Aim
From the first line of the listing below to the line with "ML, MR, MT, MB = 78, 67, 74, 110", print each line exactly, and nothing more. Leave out the pictures.

Data listing

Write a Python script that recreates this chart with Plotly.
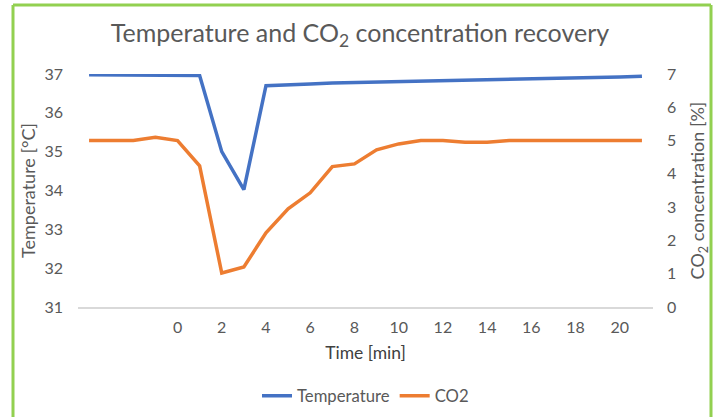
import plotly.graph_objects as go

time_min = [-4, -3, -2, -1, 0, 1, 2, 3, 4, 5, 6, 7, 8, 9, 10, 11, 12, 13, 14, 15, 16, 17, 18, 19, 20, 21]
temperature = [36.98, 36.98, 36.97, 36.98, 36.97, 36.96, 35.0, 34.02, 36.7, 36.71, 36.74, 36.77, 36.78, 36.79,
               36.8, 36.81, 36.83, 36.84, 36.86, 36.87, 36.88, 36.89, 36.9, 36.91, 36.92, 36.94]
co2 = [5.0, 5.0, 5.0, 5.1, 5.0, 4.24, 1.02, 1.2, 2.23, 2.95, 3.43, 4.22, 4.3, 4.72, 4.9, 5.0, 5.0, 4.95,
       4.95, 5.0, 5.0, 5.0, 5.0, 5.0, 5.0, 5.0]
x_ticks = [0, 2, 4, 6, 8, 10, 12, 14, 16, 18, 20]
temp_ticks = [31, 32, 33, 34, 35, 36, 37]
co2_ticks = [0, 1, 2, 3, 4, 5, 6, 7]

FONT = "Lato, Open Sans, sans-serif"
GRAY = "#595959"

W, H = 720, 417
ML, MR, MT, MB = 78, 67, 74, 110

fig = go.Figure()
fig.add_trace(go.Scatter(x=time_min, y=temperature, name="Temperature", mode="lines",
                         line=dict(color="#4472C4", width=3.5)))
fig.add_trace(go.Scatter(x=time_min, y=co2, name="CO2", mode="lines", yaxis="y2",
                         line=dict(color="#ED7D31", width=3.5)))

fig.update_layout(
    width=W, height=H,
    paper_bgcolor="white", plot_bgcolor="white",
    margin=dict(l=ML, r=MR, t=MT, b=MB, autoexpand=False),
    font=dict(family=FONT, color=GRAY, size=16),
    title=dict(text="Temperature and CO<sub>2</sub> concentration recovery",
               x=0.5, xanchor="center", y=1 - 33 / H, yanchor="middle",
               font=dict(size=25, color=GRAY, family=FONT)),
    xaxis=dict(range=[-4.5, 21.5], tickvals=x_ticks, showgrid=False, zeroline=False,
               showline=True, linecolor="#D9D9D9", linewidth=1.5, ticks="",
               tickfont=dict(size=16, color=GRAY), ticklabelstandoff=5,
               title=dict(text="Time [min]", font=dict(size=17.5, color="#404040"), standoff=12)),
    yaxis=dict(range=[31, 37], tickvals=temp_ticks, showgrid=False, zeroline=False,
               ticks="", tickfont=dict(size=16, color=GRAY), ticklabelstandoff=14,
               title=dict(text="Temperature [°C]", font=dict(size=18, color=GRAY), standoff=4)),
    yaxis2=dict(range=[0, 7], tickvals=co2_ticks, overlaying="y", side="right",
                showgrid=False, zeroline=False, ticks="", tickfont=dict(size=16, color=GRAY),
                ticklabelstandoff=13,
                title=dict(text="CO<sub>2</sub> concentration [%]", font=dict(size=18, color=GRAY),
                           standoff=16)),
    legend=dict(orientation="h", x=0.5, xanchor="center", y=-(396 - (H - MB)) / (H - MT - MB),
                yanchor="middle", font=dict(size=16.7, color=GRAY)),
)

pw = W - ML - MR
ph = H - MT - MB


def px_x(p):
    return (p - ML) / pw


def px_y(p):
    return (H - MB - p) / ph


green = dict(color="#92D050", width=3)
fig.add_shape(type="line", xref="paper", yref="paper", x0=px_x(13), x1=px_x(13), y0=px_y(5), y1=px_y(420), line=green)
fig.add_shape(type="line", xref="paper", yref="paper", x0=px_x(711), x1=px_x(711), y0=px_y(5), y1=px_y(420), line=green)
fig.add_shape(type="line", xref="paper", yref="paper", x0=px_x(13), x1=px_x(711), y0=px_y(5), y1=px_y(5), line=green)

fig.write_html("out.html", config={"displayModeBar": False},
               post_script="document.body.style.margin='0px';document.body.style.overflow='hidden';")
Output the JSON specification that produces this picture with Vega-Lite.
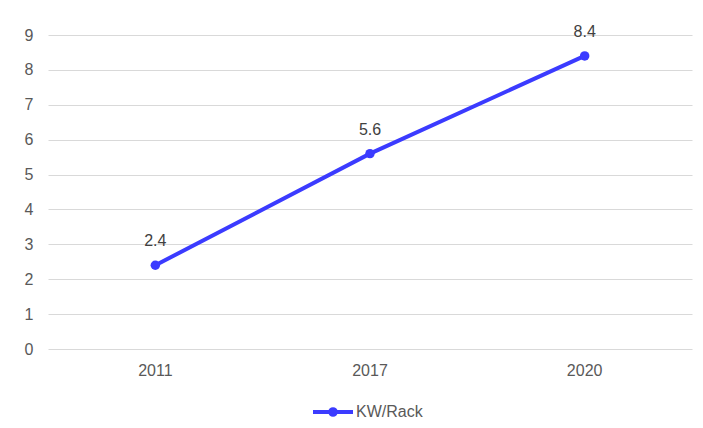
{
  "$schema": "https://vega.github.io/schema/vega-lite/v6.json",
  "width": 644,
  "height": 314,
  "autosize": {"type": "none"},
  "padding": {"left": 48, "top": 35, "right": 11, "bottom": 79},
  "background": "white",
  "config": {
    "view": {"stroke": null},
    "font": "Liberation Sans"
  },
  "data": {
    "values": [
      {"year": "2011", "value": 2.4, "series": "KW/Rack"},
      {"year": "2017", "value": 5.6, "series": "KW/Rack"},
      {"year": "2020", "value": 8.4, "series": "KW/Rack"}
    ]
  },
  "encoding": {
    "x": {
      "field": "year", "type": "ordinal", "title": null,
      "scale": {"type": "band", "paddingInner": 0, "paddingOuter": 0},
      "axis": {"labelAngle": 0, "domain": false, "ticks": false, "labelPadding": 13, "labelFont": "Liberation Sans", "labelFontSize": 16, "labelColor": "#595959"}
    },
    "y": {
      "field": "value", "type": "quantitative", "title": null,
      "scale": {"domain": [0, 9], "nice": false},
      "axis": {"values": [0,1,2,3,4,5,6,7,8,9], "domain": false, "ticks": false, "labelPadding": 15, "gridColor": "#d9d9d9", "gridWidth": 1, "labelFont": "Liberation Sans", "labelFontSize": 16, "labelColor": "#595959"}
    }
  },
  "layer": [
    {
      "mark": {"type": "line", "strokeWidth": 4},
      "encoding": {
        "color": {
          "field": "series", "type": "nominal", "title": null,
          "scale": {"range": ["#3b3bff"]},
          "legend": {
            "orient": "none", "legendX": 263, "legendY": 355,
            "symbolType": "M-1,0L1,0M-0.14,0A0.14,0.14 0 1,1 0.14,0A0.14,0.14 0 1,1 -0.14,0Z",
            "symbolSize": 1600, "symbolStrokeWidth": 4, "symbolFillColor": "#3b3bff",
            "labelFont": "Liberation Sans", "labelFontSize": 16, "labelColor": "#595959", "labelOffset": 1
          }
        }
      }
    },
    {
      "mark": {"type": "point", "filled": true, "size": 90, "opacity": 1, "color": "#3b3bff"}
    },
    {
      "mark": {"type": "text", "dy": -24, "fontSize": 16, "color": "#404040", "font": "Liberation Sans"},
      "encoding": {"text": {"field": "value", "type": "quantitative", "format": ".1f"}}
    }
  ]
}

Written solution
Write a Python script that recreates this chart with Plotly.
import plotly.graph_objects as go

time_min = [-4, -3, -2, -1, 0, 1, 2, 3, 4, 5, 6, 7, 8, 9, 10, 11, 12, 13, 14, 15, 16, 17, 18, 19, 20, 21]
temperature = [36.98, 36.98, 36.97, 36.98, 36.97, 36.96, 35.0, 34.02, 36.7, 36.71, 36.74, 36.77, 36.78, 36.79,
               36.8, 36.81, 36.83, 36.84, 36.86, 36.87, 36.88, 36.89, 36.9, 36.91, 36.92, 36.94]
co2 = [5.0, 5.0, 5.0, 5.1, 5.0, 4.24, 1.02, 1.2, 2.23, 2.95, 3.43, 4.22, 4.3, 4.72, 4.9, 5.0, 5.0, 4.95,
       4.95, 5.0, 5.0, 5.0, 5.0, 5.0, 5.0, 5.0]
x_ticks = [0, 2, 4, 6, 8, 10, 12, 14, 16, 18, 20]
temp_ticks = [31, 32, 33, 34, 35, 36, 37]
co2_ticks = [0, 1, 2, 3, 4, 5, 6, 7]

FONT = "Lato, Open Sans, sans-serif"
GRAY = "#595959"

W, H = 720, 417
ML, MR, MT, MB = 78, 67, 74, 110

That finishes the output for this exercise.